If this means that you’re not allowed to use any 3D graphics hardware, then OpenGL is not going to be helpful to you.
If it means that you’re not rendering in perspective 3D, then OpenGL can draw orthographics 3D just fine. And if you only use 1 z-value, it’s no different from 2D.
by purely 2D i just mean without any appearance of 3D. using modern graphics hardware is fine.
effectively i just want to set pixels in the frame buffer as fast as possible. how i do that is an open question.
the obvious approach is to draw the pixels to a texture each frame and render that on a screen-aligned quad, but i’m wondering if there’s a faster way if i want one texel to be exactly one pixel.
(i’ll probably go with the texture route anyhow since it can be wrapped on geometry, but i thought openGL might let you just write straight to the frameBuffer)

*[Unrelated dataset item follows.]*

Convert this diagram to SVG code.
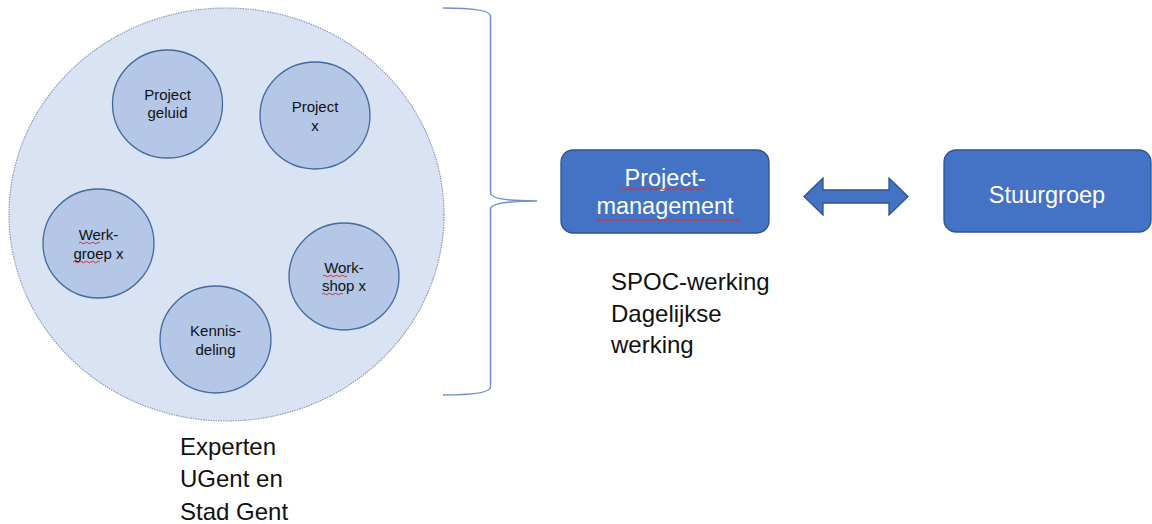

The best way to do 2D through OpenGL is to do it all through OpenGL. I don’t mean just displaying a finished image. I mean generating that image in OpenGL.
If you’re just wanting to display some image you loaded off of disk, that’s fine. But if you’re doing some 2D rendering (sprite graphics, line drawing, whatever), you should be using OpenGL to do that rendering.
I’m a bit aesthetically underwhelmed by some of the demos there, but maybe it’s because i haven’t compiled most them yet.
I might be able to use GPUs to do the actual math via texture look-ups and such, but for starters i’m just going to do the crunch in CPU and dump it to a texture (or the frame buffer, if SDL allows that)
Doing a 2d-look is very simple in OpenGL - you just fix your camera above the scene and do your lighting with several tiled textures. I tried it out some time ago - great quality, very simple and lighting fast! As said above, it will limit your target audiency thought…
BTW, already baldurs gate 2 was rendered using OpenGL for images! They rendered textured squads to represent the world and the characters.